"If the motorway had not come through, the big-name businesses would have stayed and flourished. They would have rebuilt - not just refurbished. If that had happened and K Rd had retained its economic prosperity, we would now have looked like Newmarket."
Bennett's use of the term "we" bespeaks the sense of ownership he feels. A longtime familiar face around K Rd, he's been running so-called "heritage walks" since 2007 - weekly in the warmer months and thrice-daily during the heritage festival in the spring. The walks are supported by K Rd Business Association, whose members have always had a healthy suspicion of the barbarians of urban redevelopment.
K Rd's other happy catastrophe was the 1987 sharemarket crash, says Bennett. The wide-boy developers who lunched on champagne in Parnell had plans for a bunch of the mirror-glass monoliths that were the architectural rage at the time, but fortunately they went belly-up.
Meanwhile public rage about the apartment towers on the Herne Bay ridge prompted soul-searching in the Civic Administration Building.
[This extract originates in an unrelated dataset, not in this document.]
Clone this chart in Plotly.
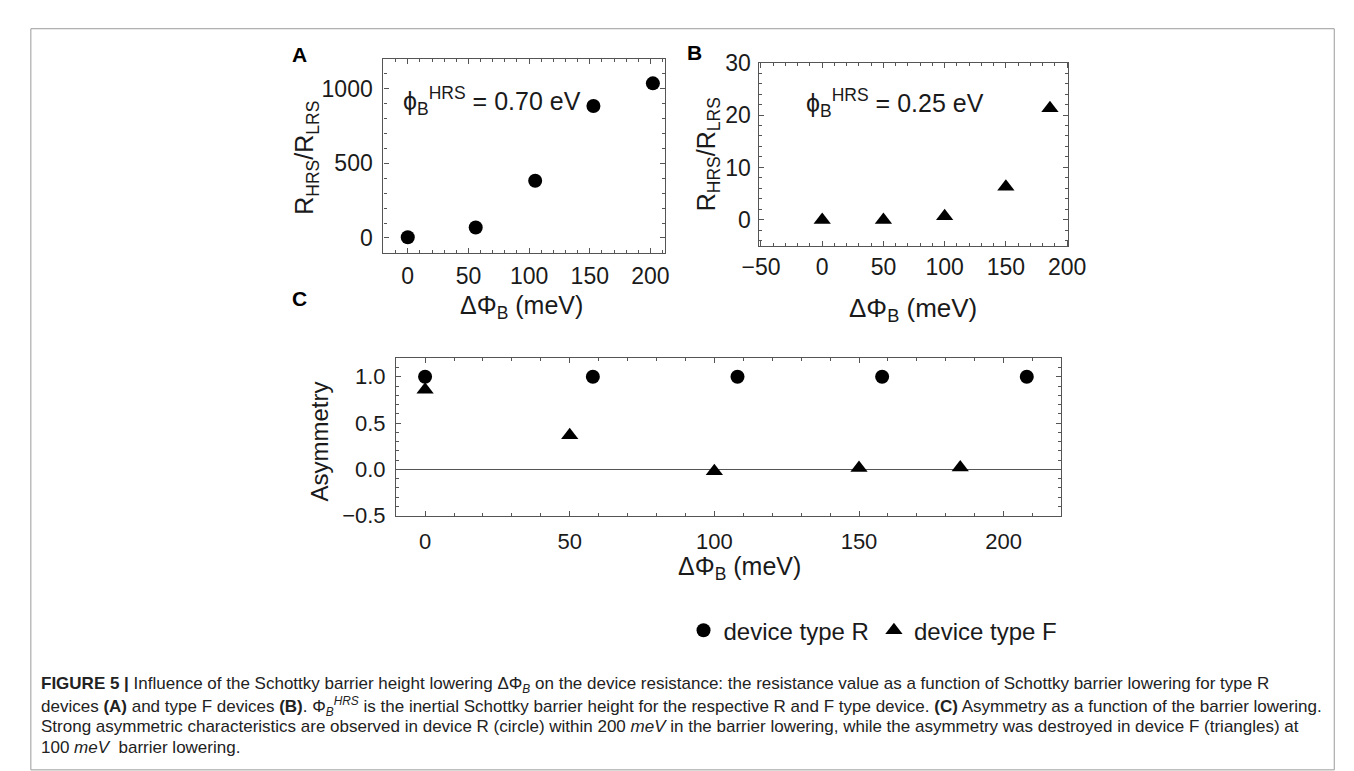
import plotly.graph_objects as go

W, H = 1354, 771

# ---------------- data ----------------
a_x = [0, 56, 105, 153, 202]
a_y = [5, 70, 383, 883, 1035]

b_x = [0, 50, 100, 150, 186]
b_y = [0.0, 0.0, 0.7, 6.3, 21.3]

c_r_x = [0, 58, 108, 158, 208]
c_r_y = [1.0, 1.0, 1.0, 1.0, 1.0]
c_f_x = [0, 50, 100, 150, 185]
c_f_y = [0.86, 0.37, -0.02, 0.015, 0.02]

a_xticks = [0, 50, 100, 150, 200]
a_yticks = [0, 500, 1000]
b_xticks = [-50, 0, 50, 100, 150, 200]
b_yticks = [0, 10, 20, 30]
c_xticks = [0, 50, 100, 150, 200]
c_yticks = [-0.5, 0.0, 0.5, 1.0]

caption_lines = [
    "<b>FIGURE 5 |</b> Influence of the Schottky barrier height lowering ΔΦ<sub><i>B</i></sub> on the device resistance: the resistance value as a function of Schottky barrier lowering for type R",
    "devices <b>(A)</b> and type F devices <b>(B)</b>. Φ<sub><i>B</i></sub><sup><i>HRS</i></sup> is the inertial Schottky barrier height for the respective R and F type device. <b>(C)</b> Asymmetry as a function of the barrier lowering.",
    "Strong asymmetric characteristics are observed in device R (circle) within 200 <i>meV</i> in the barrier lowering, while the asymmetry was destroyed in device F (triangles) at",
    "100 <i>meV</i>  barrier lowering.",
]


def px(x):
    return x / W


def py(y):
    return 1 - y / H


AXC = "#555555"
FONT = "Liberation Sans, Arial, Helvetica, sans-serif"
CAPFONT = "Liberation Sans, Arial, Helvetica, sans-serif"

fig = go.Figure()

mk_circle = dict(symbol="circle", size=14, color="black")
mk_tri = dict(symbol="triangle-up", size=15, color="black")

fig.add_trace(go.Scatter(x=a_x, y=a_y, mode="markers", marker=mk_circle,
                         xaxis="x", yaxis="y", showlegend=False))
fig.add_trace(go.Scatter(x=b_x, y=b_y, mode="markers", marker=mk_tri,
                         xaxis="x2", yaxis="y2", showlegend=False))
fig.add_trace(go.Scatter(x=c_r_x, y=c_r_y, mode="markers", marker=mk_circle,
                         xaxis="x3", yaxis="y3", name="device type R"))
fig.add_trace(go.Scatter(x=c_f_x, y=c_f_y, mode="markers", marker=mk_tri,
                         xaxis="x3", yaxis="y3", name="device type F"))


def axis(domain, rng, tickvals, minor_dtick, anchor, fontsize, tickformat=None,
         standoff=None, zeroline=False):
    d = dict(domain=domain, range=rng, tickvals=tickvals, anchor=anchor,
             showline=True, linecolor=AXC, linewidth=1.3, mirror="ticks",
             ticks="inside", ticklen=5, tickcolor=AXC, tickwidth=1,
             showgrid=False, zeroline=zeroline, zerolinecolor="#555555",
             zerolinewidth=1.2,
             tickfont=dict(family=FONT, size=fontsize, color="#1a1a1a"),
             minor=dict(dtick=minor_dtick, ticks="inside", ticklen=3,
                        tickcolor=AXC, tickwidth=1, showgrid=False))
    if tickformat:
        d["tickformat"] = tickformat
    if standoff is not None:
        d["ticklabelstandoff"] = standoff
    return d


fig.update_layout(
    width=W, height=H,
    margin=dict(l=0, r=0, t=0, b=0),
    paper_bgcolor="white", plot_bgcolor="white",
    xaxis=axis([px(368), px(657)], [-20, 212], a_xticks, 10, "y", 23, standoff=2),
    yaxis=axis([py(240), py(39)], [-100, 1200], a_yticks, 100, "x", 23, standoff=5),
    xaxis2=axis([px(753), px(1071)], [-52, 201], b_xticks, 10, "y2", 23, standoff=0),
    yaxis2=axis([py(233), py(43)], [-5, 30], b_yticks, 2, "x2", 23, standoff=2),
    xaxis3=axis([px(381), px(1064)], [-10, 220], c_xticks, 10, "y3", 22, standoff=6),
    yaxis3=axis([py(512), py(349)], [-0.5, 1.2], c_yticks, 0.1, "x3", 22,
                tickformat=".1f", standoff=5, zeroline=True),
    legend=dict(orientation="h", x=px(676), y=py(631), xanchor="left", yanchor="middle",
                font=dict(family=FONT, size=24, color="#1a1a1a"),
                bgcolor="rgba(0,0,0,0)", itemwidth=30, tracegroupgap=0),
    showlegend=True,
)

ann = []


def add(text, x, y, size, xanchor="center", yanchor="middle", angle=0, family=FONT,
        color="#1a1a1a"):
    ann.append(dict(text=text, x=px(x), y=py(y), xref="paper", yref="paper",
                    showarrow=False, xanchor=xanchor, yanchor=yanchor, textangle=angle,
                    font=dict(family=family, size=size, color=color)))


# panel letters
add("<b>A</b>", 282, 35, 21, color="black")
add("<b>B</b>", 687, 33, 21, color="black")
add("<b>C</b>", 282, 287, 21, color="black")

# in-plot annotations
add("ϕ<sub>B</sub><sup>HRS</sup> = 0.70 eV", 479, 83, 25)
add("ϕ<sub>B</sub><sup>HRS</sup> = 0.25 eV", 893, 85, 25)

# axis titles
add("R<sub>HRS</sub>/R<sub>LRS</sub>", 289, 142, 25, angle=-90)
add("R<sub>HRS</sub>/R<sub>LRS</sub>", 701, 138, 25, angle=-90)
add("Asymmetry", 302, 435, 24, angle=-90)
add("ΔΦ<sub>B</sub> (meV)", 510, 296, 25)
add("ΔΦ<sub>B</sub> (meV)", 912, 299, 26)
add("ΔΦ<sub>B</sub> (meV)", 733, 566, 25)

# caption
cap_y = [687, 709, 730, 752]
for t, yy in zip(caption_lines, cap_y):
    add(t, 14, yy, 17, xanchor="left", family=CAPFONT, color="#222222")

fig.update_layout(annotations=ann)

# thin frame around figure
fig.add_shape(type="rect", xref="paper", yref="paper",
              x0=px(6), x1=px(1344), y0=py(775), y1=py(8),
              line=dict(color="#9a9a9a", width=1), fillcolor="rgba(0,0,0,0)",
              layer="below")

fig.write_html("out.html")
Height restrictions, in part designed to protect views of Mt Eden, were imposed and the K Rd was saved from being a sunless wind tunnel.
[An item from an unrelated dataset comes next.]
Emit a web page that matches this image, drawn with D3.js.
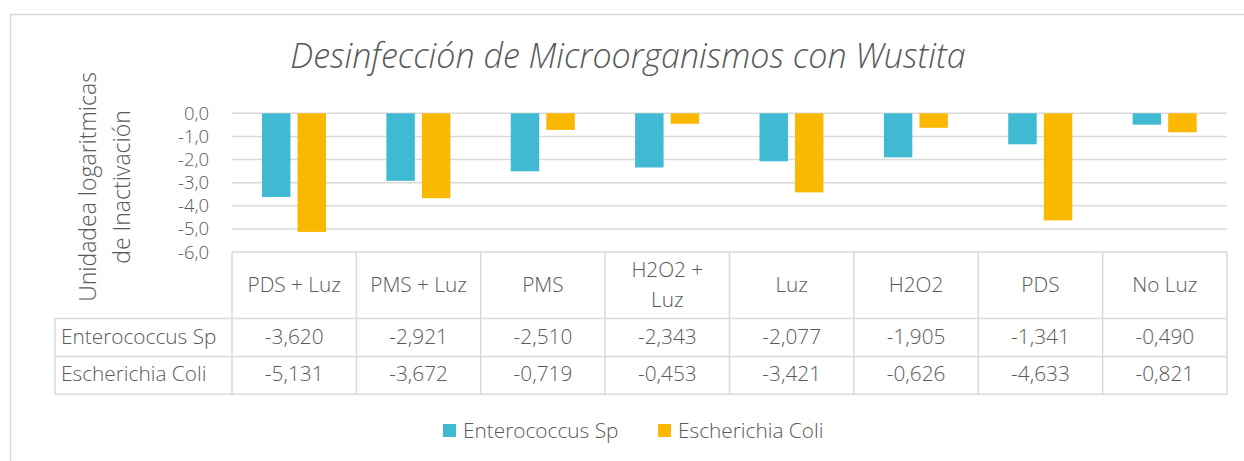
<!DOCTYPE html>
<html>
<head>
<meta charset="utf-8">
<script src="https://cdn.jsdelivr.net/npm/d3@7"></script>
<style>
  body { margin: 0; background: #fff; }
  svg text { font-family: "Open Sans", sans-serif; fill: #595959; font-weight: 300; }
</style>
</head>
<body>
<div id="chart"></div>
<script>
  // data
  const categories = ["PDS + Luz", "PMS + Luz", "PMS", "H2O2 + Luz", "Luz", "H2O2", "PDS", "No Luz"];
  const series = ["Enterococcus Sp", "Escherichia Coli"];
  const enterococcus = [-3.620, -2.921, -2.510, -2.343, -2.077, -1.905, -1.341, -0.490];
  const escherichia = [-5.131, -3.672, -0.719, -0.453, -3.421, -0.626, -4.633, -0.821];
  const yTicks = [0, -1, -2, -3, -4, -5, -6];
  const colors = ["#40b9d2", "#fbb800"];
  const values = [enterococcus, escherichia];

  const width = 1244, height = 461;
  const svg = d3.select("#chart").append("svg")
    .attr("width", width).attr("height", height);

  const grid = "#d9d9d9";
  const fmt = v => d3.format(".3f")(v).replace(".", ",").replace("−", "-");
  const tickFmt = v => d3.format(".1f")(v).replace(".", ",").replace("−", "-");
  const fs = "20.8px";

  // chart frame
  svg.append("rect")
    .attr("x", 10.5).attr("y", 14.5)
    .attr("width", 1260).attr("height", 480)
    .attr("fill", "none").attr("stroke", grid).attr("stroke-width", 1.5);

  // title
  svg.append("text")
    .attr("x", 628).attr("y", 68)
    .attr("text-anchor", "middle")
    .style("font-size", "34px").style("font-style", "italic")
    .text("Desinfección de Microorganismos con Wustita");

  // scales
  const plotLeft = 232, plotRight = 1227;
  const x0 = d3.scaleBand().domain(categories).range([plotLeft, plotRight]);
  const x1 = d3.scaleBand().domain(series).range([30, 94]).paddingInner(0.2);
  const y = d3.scaleLinear().domain([-6, 0]).range([252, 113.3]);

  // gridlines
  svg.append("g").selectAll("line")
    .data(yTicks.filter(d => d > -6))
    .join("line")
    .attr("x1", plotLeft).attr("x2", plotRight)
    .attr("y1", d => y(d)).attr("y2", d => y(d))
    .attr("stroke", grid).attr("stroke-width", 1.5);

  // y axis labels
  svg.append("g").selectAll("text")
    .data(yTicks)
    .join("text")
    .attr("x", 209).attr("y", d => y(d) + 6.5)
    .attr("text-anchor", "end")
    .style("font-size", "18.5px")
    .text(tickFmt);

  // y axis title
  const yTitle = svg.append("text")
    .attr("transform", "translate(0,187) rotate(-90)")
    .attr("text-anchor", "middle")
    .style("font-size", "23px");
  yTitle.append("tspan").attr("x", 0).attr("y", 96).text("Unidadea logaritmicas");
  yTitle.append("tspan").attr("x", 0).attr("y", 130).text("de Inactivación");

  // bars
  series.forEach((s, si) => {
    svg.append("g").selectAll("rect")
      .data(categories.map((c, i) => ({ c, v: values[si][i] })))
      .join("rect")
      .attr("x", d => x0(d.c) + x1(s))
      .attr("y", y(0))
      .attr("width", x1.bandwidth())
      .attr("height", d => y(d.v) - y(0))
      .attr("fill", colors[si]);
  });

  // data table
  const tableTop = 252, rowY = [318.5, 356.5, 394.3];
  const tbl = svg.append("g").attr("stroke", grid).attr("stroke-width", 1.5);
  tbl.append("line").attr("x1", plotLeft).attr("x2", plotRight).attr("y1", tableTop).attr("y2", tableTop);
  rowY.forEach(yy => tbl.append("line").attr("x1", 55).attr("x2", plotRight).attr("y1", yy).attr("y2", yy));
  tbl.append("line").attr("x1", 55).attr("x2", 55).attr("y1", rowY[0]).attr("y2", rowY[2]);
  categories.concat([null]).forEach(c => {
    const xx = c ? x0(c) : plotRight;
    tbl.append("line").attr("x1", xx).attr("x2", xx).attr("y1", tableTop).attr("y2", rowY[2]);
  });

  // header labels
  svg.append("g").selectAll("text")
    .data(categories)
    .join("text")
    .attr("text-anchor", "middle")
    .style("font-size", fs)
    .each(function(d) {
      const t = d3.select(this);
      const cx = x0(d) + x0.bandwidth() / 2;
      if (d === "H2O2 + Luz") {
        t.append("tspan").attr("x", cx).attr("y", 277).text("H2O2 +");
        t.append("tspan").attr("x", cx).attr("y", 307).text("Luz");
      } else {
        t.attr("x", cx).attr("y", 292).text(d);
      }
    });

  // rows
  const rowBase = [343.5, 381];
  series.forEach((s, si) => {
    svg.append("text").attr("x", 61).attr("y", rowBase[si])
      .style("font-size", fs).text(s);
    svg.append("g").selectAll("text")
      .data(values[si])
      .join("text")
      .attr("x", (d, i) => x0(categories[i]) + x0.bandwidth() / 2)
      .attr("y", rowBase[si])
      .attr("text-anchor", "middle")
      .style("font-size", fs)
      .text(fmt);
  });

  // legend
  const legendX = [443, 658];
  const legend = svg.append("g");
  series.forEach((s, si) => {
    legend.append("rect")
      .attr("x", legendX[si]).attr("y", 424)
      .attr("width", 13).attr("height", 13)
      .attr("fill", colors[si]);
    legend.append("text")
      .attr("x", legendX[si] + 20).attr("y", 438)
      .style("font-size", fs)
      .text(s);
  });
</script>
</body>
</html>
"All of those things," says Bennett, "coalesced to save the street."
The sense that things happen by good luck rather than good management would be familiar to anyone who lives in Auckland. To many, including me, its down-at-heel raffishness is part of K Rd's charm; on the other hand, it's hard not to be sympathetic to business owners who are sick of cleaning up after the late-night drinkers and sex workers.
Last week the Waitemata Local Board, whose bailiwick includes the street, released for public comment a draft plan which seeks to celebrate K Rd's heritage and its role as an "entertainment and creative fringe". The problem, board member Vernon Tava told the Herald is how to "keep the colour and yet make it a safer place for business".
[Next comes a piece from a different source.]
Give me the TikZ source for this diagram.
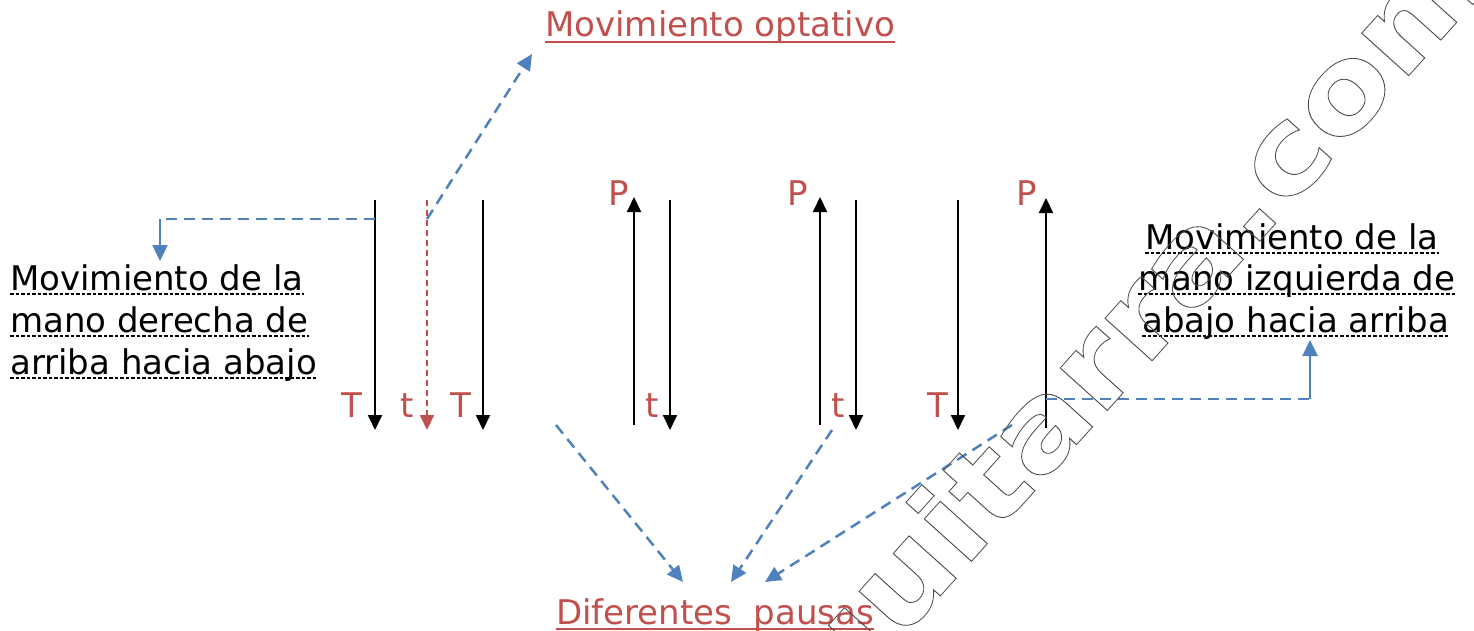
\documentclass[tikz,border=0pt]{standalone}
\usepackage{fontspec}
\setmainfont{DejaVu Sans}
\usetikzlibrary{arrows.meta,calc}
\definecolor{ored}{HTML}{C0504D}
\definecolor{oblue}{HTML}{4F81BD}
\begin{document}
\begin{tikzpicture}[x=1pt,y=-1pt,
  txt/.style={inner sep=0pt, font=\fontsize{34}{40}\selectfont},
  lbl/.style={txt, text=ored, anchor=base east},
  karrow/.style={line width=2pt, -{Triangle[width=14pt,length=15pt]}},
  rarrow/.style={ored, line width=2pt, dash pattern=on 6pt off 4pt, -{Triangle[width=14pt,length=15pt]}},
  bdash/.style={oblue, line width=2.5pt, dash pattern=on 11pt off 7pt},
  bsolid/.style={oblue, line width=2.5pt},
  btip/.style={-{Triangle[width=15pt,length=16pt]}},
  dotul/.style={line width=2pt, dash pattern=on 3.5pt off 2pt},
  redul/.style={ored, line width=2pt}]
\useasboundingbox (0,0) rectangle (1474,631);

% ---- coordinates of the strokes
\coordinate (d1t) at (375,200); \coordinate (d1b) at (375,430);
\coordinate (r1t) at (427,200); \coordinate (r1b) at (427,430);
\coordinate (d2t) at (483,200); \coordinate (d2b) at (483,430);
\coordinate (u1b) at (634,425); \coordinate (u1t) at (634,197);
\coordinate (d3t) at (670,200); \coordinate (d3b) at (670,430);
\coordinate (u2b) at (820,425); \coordinate (u2t) at (820,197);
\coordinate (d4t) at (856,200); \coordinate (d4b) at (856,430);
\coordinate (d5t) at (958,200); \coordinate (d5b) at (958,430);
\coordinate (u3b) at (1046,428); \coordinate (u3t) at (1046,198);

\draw[karrow] (d1t) -- (d1b);
\draw[rarrow] (r1t) -- (r1b);
\draw[karrow] (d2t) -- (d2b);
\draw[karrow] (u1b) -- (u1t);
\draw[karrow] (d3t) -- (d3b);
\draw[karrow] (u2b) -- (u2t);
\draw[karrow] (d4t) -- (d4b);
\draw[karrow] (d5t) -- (d5b);
\draw[karrow] (u3b) -- (u3t);

% ---- stroke labels
\node[lbl] (lT1) at (362,417) {T};
\node[lbl] (lt1) at (414,417) {t};
\node[lbl] (lT2) at (471,417) {T};
\node[lbl] (lP1) at (629,205) {P};
\node[lbl] (lt2) at (659,417) {t};
\node[lbl] (lP2) at (808,205) {P};
\node[lbl] (lt3) at (845,417) {t};
\node[lbl] (lT3) at (948,417) {T};
\node[lbl] (lP3) at (1037,205) {P};

% ---- left text
\node[txt, anchor=base west] (L1) at (10,290) {Movimiento de la};
\node[txt, anchor=base west] (L2) at (10,332) {mano derecha de};
\node[txt, anchor=base west] (L3) at (10,374) {arriba hacia abajo};
\foreach \n in {L1,L2,L3}
  \draw[dotul] ($(\n.base west)+(0,3.5)$) -- ($(\n.base east)+(0,3.5)$);

% ---- right text
\node[txt, anchor=base west] (R1) at (1145,249) {Movimiento de la};
\node[txt, anchor=base west] (R2) at (1138,290) {mano izquierda de};
\node[txt, anchor=base west] (R3) at (1142,332) {abajo hacia arriba};
\foreach \n in {R1,R2,R3}
  \draw[dotul] ($(\n.base west)+(0,3.5)$) -- ($(\n.base east)+(0,3.5)$);

% ---- red titles
\node[txt, text=ored, anchor=base west] (opt) at (545,37) {Movimiento optativo};
\draw[redul] ($(opt.base west)+(0,5)$) -- ($(opt.base east)+(0,5)$);
\node[txt, text=ored, anchor=base west] (pau) at (556,624) {Diferentes\ \ pausas};
\draw[redul] ($(pau.base west)+(0,5)$) -- ($(pau.base east)+(0,5)$);

% ---- blue connectors
\coordinate (cL0) at (375,219);
\coordinate (cL1) at (160,219);
\coordinate (cL2) at (160,261);
\draw[bdash] (cL0) -- (cL1);
\draw[bsolid, btip] (cL1) -- (cL2);

\coordinate (cO0) at (427,219);
\coordinate (cO1) at (532,54);
\draw[bdash, btip] (cO0) -- (cO1);

\coordinate (cP1s) at (556,425); \coordinate (cP1e) at (683,582);
\coordinate (cP2s) at (832,430); \coordinate (cP2e) at (731,582);
\coordinate (cP3s) at (1012,425); \coordinate (cP3e) at (765,582);
\draw[bdash, btip] (cP1s) -- (cP1e);
\draw[bdash, btip] (cP2s) -- (cP2e);
\draw[bdash, btip] (cP3s) -- (cP3e);

\coordinate (cR0) at (1046,399);
\coordinate (cR1) at (1310,399);
\coordinate (cR2) at (1310,340);
\draw[bdash] (cR0) -- (cR1);
\draw[bsolid, btip] (cR1) -- (cR2);

% ---- watermark
\begin{scope}
\clip (0,0) rectangle (1474,631);
\node[inner sep=0pt, anchor=base west, rotate=48, xscale=1.17, text=black!70,
      font=\fontsize{116}{116}\selectfont\bfseries] (wm) at (834,714)
  {\special{pdf:literal direct 1 Tr 0.8 w}guitarra.com\special{pdf:literal direct 0 Tr}};
\end{scope}
\end{tikzpicture}
\end{document}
It's in discussions like this that the heritage aspect is easily forgotten and it's people like Bennett who do the remembering for all of us. It was not until he pointed it out to me that I realised that, uniquely in the city, all four corners of the Pitt St intersection are occupied by heritage buildings.
We meet at the entrance to St Kevin's Arcade, where he invites me to try to visualise the home built in 1845 for Jewish merchant David Nathan. Called Scoria House, for its uncommon use of volcanic stone as a building material, it sat at the head of the valley we now know as Myers Park. It's long gone, but the name of the arcade that leads to the park is a misspelled reminder of a later owner, bookmaker Thomas Keven.
Leafing through line drawings and old photographs in a folder he carries, Bennett recalls the glory days: how it was busier than Queen St because the smell of horse manure was not so pronounced high on the windy ridge; how many photographers had studios here, where ladies posed in their finery after visiting dressmakers and tea shops.
Above the awnings, K Rd's history is still inscribed on its facades. The Lim Chhour Supermarket and an associated Hong Kong barbecue restaurant occupy the street level of a building that still bears the name - Rendells - of one of the earliest off-the-peg fashion stores in town.
With the help of people like Bennett, that past will be preserved - by good management, not good luck - as the draft plan becomes the street's future.